When the hearing was over, Dr. Murray exited, but the journalists in the courtroom were blocked by an armed bailiff, presumably so the celebrity doctor could escape the courthouse without being pestered by those rude members of the Fourth Estate.
Yes, those mob scenes of screaming tabloidistas and scrambling paparazzi are so unseemly, even embarrassing to those of us in the more genteel ranks, but that is no license for the bailiff to play editor.
The Review-Journal sent a letter to the presiding judge that day protesting the detention of our reporter.
"Brian Haynes, a reporter for the Review-Journal, was detained, along with other reporters, in your courtroom by court marshal Dennis Curran, following the Dr. Conrad Murray hearing," the letter stated. "We believe this conduct was outrageous. Reporters have a right to exit the courtroom at the same time as other participants or spectators to the proceedings. This was not a criminal matter and there were no security concerns present. We believe your bailiff's actions serve to undermine respect for the court system since it showed favoritism for Dr. Murray."
After receiving the letter, Chief District Judge Art Ritchie called with a rationalization but no excuse. He said the bailiffs were trying to maintain public safety, noting that it is routine in Family Court, where feuding parties have been known to come to blows, for bailiffs to detain one side in a dispute while the other exits the building. In hindsight, he conceded there was no justification for blocking the journalists from performing their duties, and safety could have been assured simply by escorting the doctor from the building.
"The court would do it differently, certainly, in the future," the judge said.
The next day The Associated Press added its own letter of protest for the record.
"It seems plain from the circumstances that court security personnel intended to spare Dr. Murray the inconvenience of facing questions from the reporters about his treatment of Michael Jackson," writes David Tomlin, an AP attorney.
"The court and all connected with it should be ashamed of this fiasco, carried out in its name and under its authority. If there is a plausible explanation consistent with the U.S. Constitution and state law, we would love to hear it."

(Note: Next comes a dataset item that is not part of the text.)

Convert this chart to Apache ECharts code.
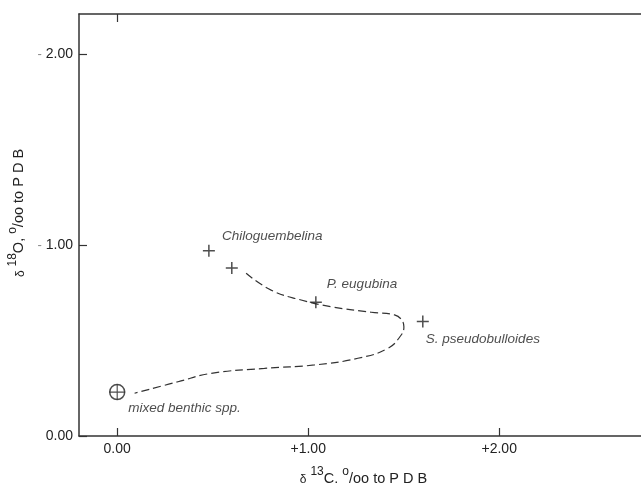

In a follow-up story about the incident, reporter Haynes quoted me as saying the detainment was a blatant violation of the Fourth Amendment "right of the people to be secure in their persons" and a violation of the First Amendment protection of the free press.
"A free press without access is a mockery ... it is not the role of bailiffs to assume the job of editor and decide who gets to ask questions and who doesn't."
Thomas Mitchell is editor of the Review-Journal and writes about the role of a free press and access to public information and meetings. He may be contacted at 383-0261 or via e-mail at firstname.lastname@example.org. Read his blog at lvrj/blogs/mitchell.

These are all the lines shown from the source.